Economic woes trip up N.H. oil change business
The owner of three New Hampshire oil-changing businesses filed for Chapter 11 bankruptcy Dec. 1 in an attempt to keep them going and salvage 15 jobs.
Kerner’s Quick Lube in Merrimack and Exeter and Mobil 1 Lube Express (formerly Lube King) in Hampstead, will all continue to operate, stressed Phil Kalf, a Rhode Island man who with his wife is the sole owner of PCK Holdings I and II, which holds the businesses.
“When I bought these things, I turned them around. I made these places jump.

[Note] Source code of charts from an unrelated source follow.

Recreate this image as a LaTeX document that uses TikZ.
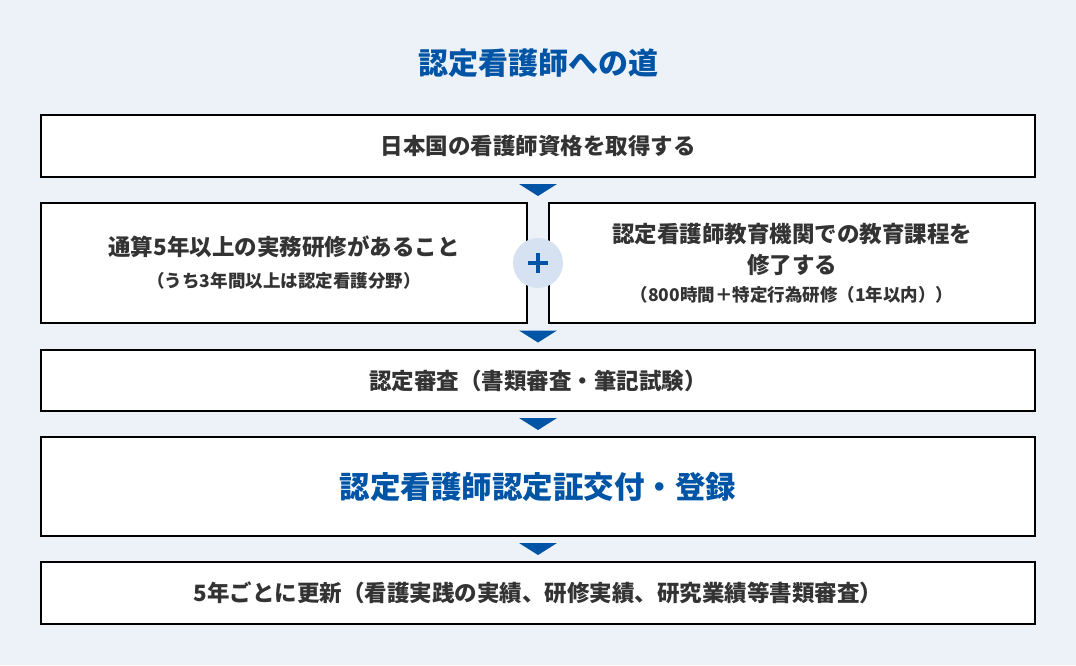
\documentclass[tikz,border=0pt]{standalone}
\usepackage{fontspec}
\setmainfont{Noto Sans CJK JP}
\usetikzlibrary{calc}
\definecolor{pagebg}{RGB}{237,242,249}
\definecolor{mainblue}{RGB}{0,84,166}
\definecolor{plusbg}{RGB}{214,226,241}
\definecolor{textgray}{RGB}{51,51,51}
\tikzset{
	stepbox/.style={draw=black, line width=2pt, fill=white, text=textgray, font=\bfseries\fontsize{22.5}{31}\selectfont, align=center, inner sep=0pt, minimum width=994pt, minimum height=#1},
	halfbox/.style={stepbox=120pt, minimum width=486pt},
	pluscirc/.style={circle, fill=plusbg, minimum size=50pt, inner sep=0pt},
	plusbar/.style={draw=mainblue, line width=4.5pt},
	downtri/.style={fill=mainblue}
}
\newcommand{\smalltxt}{\fontsize{17.5}{22}\selectfont}
\begin{document}
\begin{tikzpicture}[x=1pt,y=-1pt]
\fill[pagebg] (0,0) rectangle (1076,665);
\node[text=mainblue, font=\bfseries\fontsize{30}{36}\selectfont] (title) at (538,63) {認定看護師への道};
\node[stepbox=62pt] (b1) at (538,146) {日本国の看護師資格を取得する};
\node[halfbox] (b2a) at (284,263) {通算5年以上の実務研修があること\\[1pt]{\smalltxt （うち3年間以上は認定看護分野）}};
\node[halfbox] (b2b) at (792,263) {認定看護師教育機関での教育課程を\\修了する\\[-3pt]{\smalltxt （800時間＋特定行為研修（1年以内））}};
\node[stepbox=61pt] (b3) at (538,380.5) {認定審査（書類審査・筆記試験）};
\node[stepbox=99pt, text=mainblue, font=\bfseries\fontsize{30.5}{36}\selectfont] (b4) at (538,486.5) {認定看護師認定証交付・登録};
\node[stepbox=62pt] (b5) at (538,593) {5年ごとに更新（看護実践の実績、研修実績、研究業績等書類審査）};
% plus between the two conditions
\node[pluscirc] (plus) at ($(b2a.east)!.5!(b2b.west)$) {};
\draw[plusbar] (plus.center) +(-10,0) -- +(10,0) (plus.center) +(0,-10) -- +(0,10);
% down markers between the steps
\foreach \a/\b in {b1/b2a,b2a/b3,b3/b4,b4/b5}
	\fill[downtri] ($(b1.south|-\a.south)!.5!(b1.south|-\b.north)$) ++(-19,-6) -- ++(38,0) -- ++(-19,12) -- cycle;
\end{tikzpicture}
\end{document}
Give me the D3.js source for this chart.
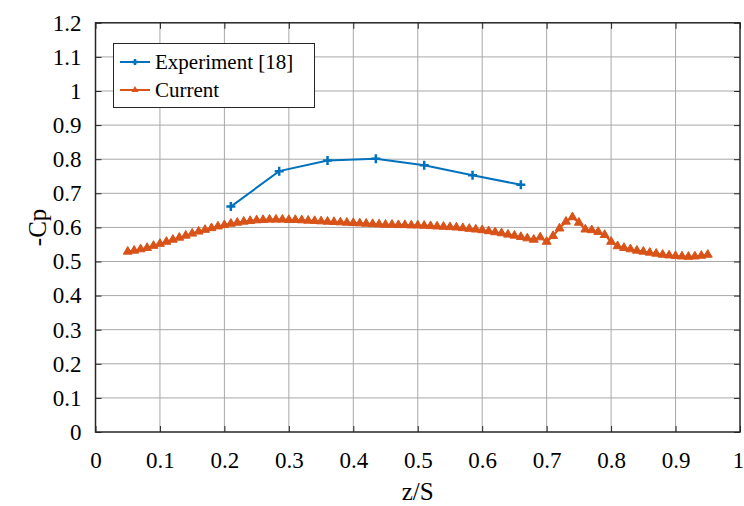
<!DOCTYPE html>
<html>
<head>
<meta charset="utf-8">
<script src="https://cdn.jsdelivr.net/npm/d3@7"></script>
<style>
  html, body { margin: 0; padding: 0; background: #fff; }
  svg { display: block; }
  svg text { font-family: "Times New Roman", Times, "Liberation Serif", Tinos, "DejaVu Serif", serif !important; }
</style>
</head>
<body>
<svg id="chart" width="744" height="506"></svg>
<script>
// Spanwise pressure coefficient: experiment vs current computation
const expZ  = [0.21, 0.285, 0.36, 0.435, 0.51, 0.585, 0.66];
const expCp = [0.661, 0.765, 0.796, 0.801, 0.782, 0.753, 0.725];

const curZ = [
  0.05, 0.06, 0.07, 0.08, 0.09, 0.10, 0.11, 0.12, 0.13, 0.14,
  0.15, 0.16, 0.17, 0.18, 0.19, 0.20, 0.21, 0.22, 0.23, 0.24,
  0.25, 0.26, 0.27, 0.28, 0.29, 0.30, 0.31, 0.32, 0.33, 0.34,
  0.35, 0.36, 0.37, 0.38, 0.39, 0.40, 0.41, 0.42, 0.43, 0.44,
  0.45, 0.46, 0.47, 0.48, 0.49, 0.50, 0.51, 0.52, 0.53, 0.54,
  0.55, 0.56, 0.57, 0.58, 0.59, 0.60, 0.61, 0.62, 0.63, 0.64,
  0.65, 0.66, 0.67, 0.68, 0.69, 0.70, 0.71, 0.72, 0.73, 0.74,
  0.75, 0.76, 0.77, 0.78, 0.79, 0.80, 0.81, 0.82, 0.83, 0.84,
  0.85, 0.86, 0.87, 0.88, 0.89, 0.90, 0.91, 0.92, 0.93, 0.94, 0.95
];
const curCp = [
  0.529, 0.532, 0.536, 0.540, 0.546, 0.552, 0.558, 0.564, 0.570, 0.576,
  0.582, 0.588, 0.593, 0.598, 0.603, 0.607, 0.611, 0.614, 0.617, 0.619,
  0.621, 0.622, 0.623, 0.623, 0.623, 0.622, 0.622, 0.621, 0.620, 0.619,
  0.618, 0.617, 0.616, 0.615, 0.614, 0.613, 0.612, 0.611, 0.610, 0.609,
  0.608, 0.608, 0.607, 0.607, 0.606, 0.606, 0.605, 0.604, 0.603, 0.602,
  0.601, 0.600, 0.598, 0.596, 0.594, 0.592, 0.589, 0.586, 0.583, 0.579,
  0.576, 0.572, 0.568, 0.564, 0.571, 0.558, 0.575, 0.597, 0.617, 0.630,
  0.614, 0.594, 0.592, 0.587, 0.578, 0.558, 0.545, 0.540, 0.536, 0.532,
  0.529, 0.526, 0.523, 0.520, 0.518, 0.516, 0.515, 0.514, 0.515, 0.517, 0.520
];

const xTicks = [0, 0.1, 0.2, 0.3, 0.4, 0.5, 0.6, 0.7, 0.8, 0.9, 1];
const yTicks = [0, 0.1, 0.2, 0.3, 0.4, 0.5, 0.6, 0.7, 0.8, 0.9, 1, 1.1, 1.2];
const seriesNames = ["Experiment [18]", "Current"];
const seriesColors = ["#0072BD", "#D95319"];

const svg = d3.select("#chart");
const plotL = 95.5, plotR = 740, plotT = 22.8, plotB = 432;

const x = d3.scaleLinear().domain([0, 1]).range([plotL, plotR]);
const y = d3.scaleLinear().domain([0, 1.2]).range([plotB, plotT]);

// grid
const grid = svg.append("g").attr("stroke", "#a8a8a8").attr("stroke-width", 1);
grid.selectAll(".vg").data(xTicks.slice(1, -1)).join("line")
  .attr("x1", d => x(d)).attr("x2", d => x(d))
  .attr("y1", plotT).attr("y2", plotB);
grid.selectAll(".hg").data(yTicks.slice(1, -1)).join("line")
  .attr("x1", plotL).attr("x2", plotR)
  .attr("y1", d => y(d)).attr("y2", d => y(d));

// axes with inward ticks
const fmt = d => (d === 0 || d === 1) ? String(d) : d3.format(".1f")(d);
const axisStyle = g => {
  g.attr("font-family", null).attr("font-size", 23);
  g.select(".domain").remove();
  g.selectAll(".tick line").attr("stroke", "#262626").attr("stroke-width", 1);
  g.selectAll(".tick text").style("font-size", "23px").attr("fill", "#000");
};
svg.append("g").attr("transform", `translate(0,${plotB})`)
  .call(d3.axisBottom(x).tickValues(xTicks).tickFormat(fmt).tickSizeInner(-6).tickSizeOuter(0).tickPadding(20))
  .call(axisStyle)
  .call(g => g.selectAll(".tick text").filter(d => d === 1).attr("dx", -2));
svg.append("g").attr("transform", `translate(0,${plotT})`)
  .call(d3.axisTop(x).tickValues(xTicks).tickFormat("").tickSizeInner(-6).tickSizeOuter(0))
  .call(axisStyle);
svg.append("g").attr("transform", `translate(${plotL},0)`)
  .call(d3.axisLeft(y).tickValues(yTicks).tickFormat(fmt).tickSizeInner(-6).tickSizeOuter(0).tickPadding(14))
  .call(axisStyle);
svg.append("g").attr("transform", `translate(${plotR},0)`)
  .call(d3.axisRight(y).tickValues(yTicks).tickFormat("").tickSizeInner(-6).tickSizeOuter(0))
  .call(axisStyle);

// frame
svg.append("rect").attr("x", plotL).attr("y", plotT)
  .attr("width", plotR - plotL).attr("height", plotB - plotT)
  .attr("fill", "none").attr("stroke", "#262626").attr("stroke-width", 1.5);

// axis titles
svg.append("text").attr("x", (plotL + plotR) / 2).attr("y", 500)
  .attr("text-anchor", "middle").style("font-size", "25px").text("z/S");
svg.append("text").attr("transform", `translate(46,${(plotT + plotB) / 2}) rotate(-90)`)
  .attr("text-anchor", "middle").style("font-size", "25px").text("-Cp");

const line = d3.line().x(d => x(d[0])).y(d => y(d[1]));
const curData = curZ.map((z, i) => [z, curCp[i]]);
const expData = expZ.map((z, i) => [z, expCp[i]]);

const tri = d3.symbol().type(d3.symbolTriangle).size(34);
const plus = "M-4.5,0H4.5M0,-4.5V4.5";

// current series
svg.append("path").datum(curData).attr("d", line)
  .attr("fill", "none").attr("stroke", seriesColors[1]).attr("stroke-width", 2);
svg.append("g").selectAll("path").data(curData).join("path")
  .attr("transform", d => `translate(${x(d[0])},${y(d[1])})`)
  .attr("d", tri).attr("fill", seriesColors[1]).attr("stroke", seriesColors[1]).attr("stroke-width", 1);

// experiment series
svg.append("path").datum(expData).attr("d", line)
  .attr("fill", "none").attr("stroke", seriesColors[0]).attr("stroke-width", 2);
svg.append("g").selectAll("path").data(expData).join("path")
  .attr("transform", d => `translate(${x(d[0])},${y(d[1])})`)
  .attr("d", plus).attr("fill", "none").attr("stroke", seriesColors[0]).attr("stroke-width", 2.5);

// legend
const lg = svg.append("g");
lg.append("rect").attr("x", 113.5).attr("y", 43.5).attr("width", 201).attr("height", 64)
  .attr("fill", "#fff").attr("stroke", "#262626").attr("stroke-width", 1);
const rows = [62, 90];
seriesNames.forEach((name, i) => {
  const g = lg.append("g").attr("transform", `translate(0,${rows[i]})`);
  g.append("line").attr("x1", 120).attr("x2", 150).attr("y1", 0).attr("y2", 0)
    .attr("stroke", seriesColors[i]).attr("stroke-width", 2);
  if (i === 0) {
    g.append("path").attr("transform", "translate(135,0)").attr("d", "M-3,0H3M0,-3V3")
      .attr("stroke", seriesColors[i]).attr("stroke-width", 2.5);
  } else {
    g.append("path").attr("transform", "translate(135,0)").attr("d", d3.symbol().type(d3.symbolTriangle).size(22))
      .attr("fill", seriesColors[i]);
  }
  g.append("text").attr("x", 155).attr("y", 7).style("font-size", "21px").text(name);
});
</script>
</body>
</html>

But with this economy, nobody can do anything,” Kalf told NHBR. As money got tight, people put off regular oil changes, he said.
According to the filings, PCK has less than $100,000 in assets but owes more than $500,000. Its largest creditors include disputed claims of Key Bank ($317,817) for acquisitions funding, $231,000 to Robert and Wendy MacFarlane of North Carolina, at least $112,000 to Windward Petroleum and more than $80,000 to Citizens Bank to purchase lube equipment.
Kalf said he bought the properties in 2006 after selling off a successful trucking business that he had started from scratch, specializing in transporting equipment for the high-end yacht industry.
Things were going well until July 2007, when “it turned off like a switch,” he said.
It was not just his business. He saw two Chevrolet dealerships fail recently.
“Fifteen years ago, you’d give your right arm to own a Chevy franchise, and right now they are walking away from them. That’s absolutely insane.”
Kalf filed for personal Chapter 7 bankruptcy back in October, and he said he let a $500,000 house be taken by the bank so he could salvage the companies. He said he started his trucking yacht business in 2001, “when the economy stunk, and I can make these work when the economy stinks too. I have nowhere to go but up.”